I wanted to rig up some way to automatically take a photo of every sunrise and sunset. New York City has spectacular sunsets, but I’ve always felt weird about taking photos of them because I experience an “observer effect” where I feel like the sunset doesn’t hit you as hard if you’re busy documenting it. Knowing that a camera will be capturing the sunset automatically is ne way to enjoy it without a lens while still knowing that if I want to return to savor it later, I can.
(I’d always assumed that part of reason we have good sunsets here is the poor air quality, but it turns out this isn’t true! Check out this comprehensive tour thru why clean skies lead to better sunsets from Stephen F. Corfidi at NOAA.)
To take the sunrise/sunset photos, I bought a Raspberry Pi Zero W, which is a cheap, small linux computer that has a camera attached and is small enough that it can be mounted to a window with suction cups.
The Raspberry Pi makes it easy to take a photo on demand with a command line utility called
raspistill. But I needed a way to take the photos at precisely sunrise and sunset. I’d always heard of the terms “civil twilight” or “nautical twilight”, and Wikipedia has a great illustration of the differences between these different types of light that occur at sunrise and sunset; the main difference between these is the angle of the sun. For my purposes, I wanted to take a photo when the top of the sun was at the horizon line.
To make this happen, I found a clever open source command line program called
sunwait. You give it your latitude/longitude, whether you’re interested in sunrise or sunset, and what kind of twilight you’re interested in (e.g.
daylight | civil | nautical | astronomical) and it very simply waits from now until the correct moment occurs. This makes it suitable for use in a program that runs on a schedule (e.g.
cron) — you can run your program at the same time every day and
sunwait will wait to do whatever you want to do afterwards until the correct sunrise/sunset moment.
Here’s what my script that I use to take the photo looks like:
# this halts the script until the sunrise/sunset event has happened, # at the "daylight" setting, which is when the top of the sun is at # zero degrees /home/pi/sunwait-master/sunwait wait $SUNTIME daylight $LATITUDE $LONGITUDE; # this takes the picture, with a watermark showing the date/time /usr/bin/raspistill --rotation 270 --height 2000 \ -ae 90,0xff,0x808000 --annotate "$(date)" \ --timeout 4000 --nopreview --output $FILENAME; # ...then I upload the jpeg to my web server automatically
And here’s an example of a sunrise on a day that started out cloudy and became dreamy:
In the longer term, I want to try to figure out how to use these images to divine further data about the current weather conditions (e.g. cloud identification), but for now I’m completely content looking at the day’s sunrise & sunset! You see them update daily near the bottom of the page on Big Boy Weather.

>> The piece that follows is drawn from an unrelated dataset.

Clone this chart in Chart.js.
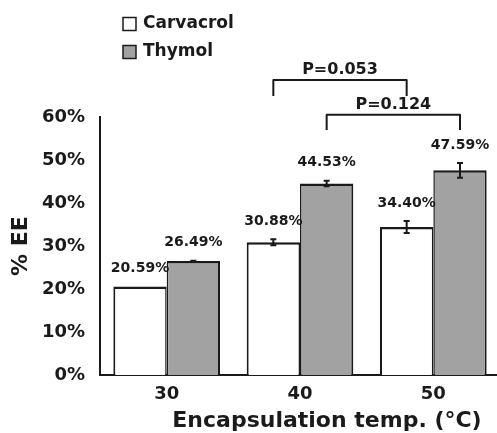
<!DOCTYPE html>
<html>
<head>
<meta charset="utf-8">
<script src="https://cdn.jsdelivr.net/npm/chart.js@4.4.0/dist/chart.umd.min.js"></script>
<style>
  html, body { margin: 0; padding: 0; background: #fff; overflow: hidden; }
  #grafico { display: block; }
</style>
</head>
<body>
<canvas id="grafico" width="500" height="433"></canvas>
<script>
//Datos
const temperaturas = ['30', '40', '50'];
const carvacrol = [20.59, 30.88, 34.40];
const timol = [26.49, 44.53, 47.59];
const errCarvacrol = [0, 0.7, 1.4];
const errTimol = [0.1, 0.65, 1.7];
const nombres = ['Carvacrol', 'Thymol'];
const ticksY = [0, 10, 20, 30, 40, 50, 60];

//Comparaciones (serie, desde, hasta, altura de la llave y de las patas en %)
const pTextos = ['P=0.053', 'P=0.124'];
const pSerie = [0, 1];
const pDesde = [1, 1];
const pHasta = [2, 2];
const pTope = [68.6, 60.5];
const pPata = [64.9, 57.0];

const errores = [errCarvacrol, errTimol];
const tinta = '#1a1a1a';
Chart.defaults.font.family = "'DejaVu Sans', sans-serif";

//Barras de error y etiquetas de valor
const extras = {
    id: 'extras',
    afterDatasetsDraw(chart) {
        const ctx = chart.ctx;
        const y = chart.scales.y;
        ctx.save();
        chart.data.datasets.forEach((ds, i) => {
            const meta = chart.getDatasetMeta(i);
            meta.data.forEach((bar, j) => {
                const v = ds.data[j];
                const e = errores[i][j];
                if (e > 0) {
                    const yA = y.getPixelForValue(v + e);
                    const yB = y.getPixelForValue(v - e);
                    ctx.strokeStyle = tinta;
                    ctx.lineWidth = 2;
                    ctx.beginPath();
                    ctx.moveTo(bar.x, yA); ctx.lineTo(bar.x, yB);
                    ctx.moveTo(bar.x - 3, yA); ctx.lineTo(bar.x + 3, yA);
                    ctx.moveTo(bar.x - 3, yB); ctx.lineTo(bar.x + 3, yB);
                    ctx.stroke();
                }
                ctx.fillStyle = tinta;
                ctx.font = "bold 14px 'DejaVu Sans'";
                ctx.textAlign = 'center';
                ctx.textBaseline = 'middle';
                ctx.fillText(v.toFixed(2) + '%', bar.x, y.getPixelForValue(v + e) - 18);
            });
        });
        //llaves de significancia
        pTextos.forEach((txt, k) => {
            const meta = chart.getDatasetMeta(pSerie[k]);
            const x1 = meta.data[pDesde[k]].x;
            const x2 = meta.data[pHasta[k]].x;
            const yT = y.getPixelForValue(pTope[k]);
            const yP = y.getPixelForValue(pPata[k]);
            ctx.strokeStyle = tinta;
            ctx.lineWidth = 2;
            ctx.lineJoin = 'round';
            ctx.beginPath();
            ctx.moveTo(x1, yP);
            ctx.lineTo(x1, yT);
            ctx.lineTo(x2, yT);
            ctx.lineTo(x2, yP);
            ctx.stroke();
            ctx.fillStyle = tinta;
            ctx.font = "bold 16px 'DejaVu Sans'";
            ctx.textAlign = 'center';
            ctx.textBaseline = 'alphabetic';
            ctx.fillText(txt, (x1 + x2) / 2, yT - 6);
        });
        ctx.restore();
    },
    afterDraw(chart) {
        const ctx = chart.ctx;
        ctx.save();
        //leyenda vertical
        chart.data.datasets.forEach((ds, i) => {
            const cy = 24 + i * 28;
            ctx.fillStyle = ds.backgroundColor;
            ctx.strokeStyle = tinta;
            ctx.lineWidth = 1.5;
            ctx.fillRect(123, cy - 6.5, 13, 13);
            ctx.strokeRect(123, cy - 6.5, 13, 13);
            ctx.fillStyle = tinta;
            ctx.font = "bold 17px 'DejaVu Sans'";
            ctx.textAlign = 'left';
            ctx.textBaseline = 'middle';
            ctx.fillText(ds.label, 143, cy);
        });
        //titulo eje x
        ctx.font = "bold 22px 'DejaVu Sans'";
        ctx.textAlign = 'center';
        ctx.textBaseline = 'middle';
        ctx.fillText('Encapsulation temp. (°C)', 327, 421);
        ctx.restore();
    }
};

let myChart = new Chart(document.getElementById('grafico'), {
    type: 'bar',
    data: {
        labels: temperaturas,
        datasets: [{
            label: nombres[0],
            data: carvacrol,
            backgroundColor: '#ffffff',
            borderColor: tinta,
            borderWidth: { top: 2.5, left: 2, right: 1.5, bottom: 0 }
        }, {
            label: nombres[1],
            data: timol,
            backgroundColor: '#a2a2a2',
            borderColor: tinta,
            borderWidth: { top: 2.5, left: 1.5, right: 2, bottom: 0 }
        }]
    },
    options: {
        responsive: false,
        animation: false,
        layout: { padding: { top: 117, left: 0, right: 0, bottom: 0 } },
        datasets: { bar: { barPercentage: 1, categoryPercentage: 0.8 } },
        plugins: {
            legend: { display: false },
            tooltip: { enabled: false }
        },
        scales: {
            x: {
                grid: { display: false, drawTicks: false },
                border: { display: true, color: tinta, width: 2 },
                ticks: { color: tinta, padding: 9, font: { size: 18, weight: 'bold' } },
                afterFit: (s) => { s.height = 58; }
            },
            y: {
                min: 0,
                max: 60,
                afterBuildTicks: (s) => { s.ticks = ticksY.map(v => ({ value: v })); },
                grid: { display: false, drawTicks: false },
                border: { display: true, color: tinta, width: 2 },
                ticks: {
                    color: tinta,
                    padding: 15,
                    font: { size: 18, weight: 'bold' },
                    callback: (v) => v + '%'
                },
                title: {
                    display: true,
                    text: '% EE',
                    color: tinta,
                    padding: { top: 8, bottom: 0 },
                    font: { size: 22, weight: 'bold' }
                },
                afterFit: (s) => { s.width = 100; }
            }
        }
    },
    plugins: [extras]
});
</script>
</body>
</html>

One thing I wish the weather station could be tracking, but currently isn’t, is whether or not it’s snowing.
Right now, I have a rain gauge that’s a “tipping bucket”, so-called because it collects rain in a tiny bucket, which tips periodically as it fills up. The rain rate is inferred from the number of bucket tips. This setup doesn’t work when it snows: snow isn’t liquid, so it doesn’t fill up the tiny bucket. You can attach a little heater to the rain gauge (here’s a classic forum-style post about how to do this), which would melt the snow and theoretically allow you to track it as liquid precipitation.
But this misses the whole point, in my opinion! The whole reason to track snow precipitation is not to measure the rate at which it’s snowing, interesting though that might be. It’s pretty simply to track the groud conditions of whether or not it’s snowing at all! e.g. ideally a sensor which emits a boolean condition IT’S SNOWING or IT’S NOT SNOWING.
Part of why this is worth knowing at all: the three main National Weather Service weather stations in New York City (where I live) are in the middle Central Park, JFK airport and LaGuardia airport. Not super representative, as NYC locations go! Plus: nearly everywhere in NYC has various exposure to different bodies of water, elevations, building heights, etc, all of which add up to local precipitation variability. I want to know whether or not it’s snowing, at any given time, at a real NYC neighborhood location!
It turns out there’s a name for a type of precipitation sensor that can distinguish between rain/snow: it’s a present weather sensor, sometimes called a disdrometer. They all measure the rate and size of falling droplets. Unlike the weather station, which was relatively cheap (~$100), most of the disdrometers are mega expensive… I’ve been trying to search Google & GitHub for disdrometers every few months, in the hope that eventually one of them “gets cheap” or someone comes up with something DIY. Here’s my February 2018 disdrometer report, in ascending order of cheapness:
This post consecrates this “log”, where I’m trying to record everything relevant to the humble weather station I run. Please picture me reading all of these in the Picard stardate voice.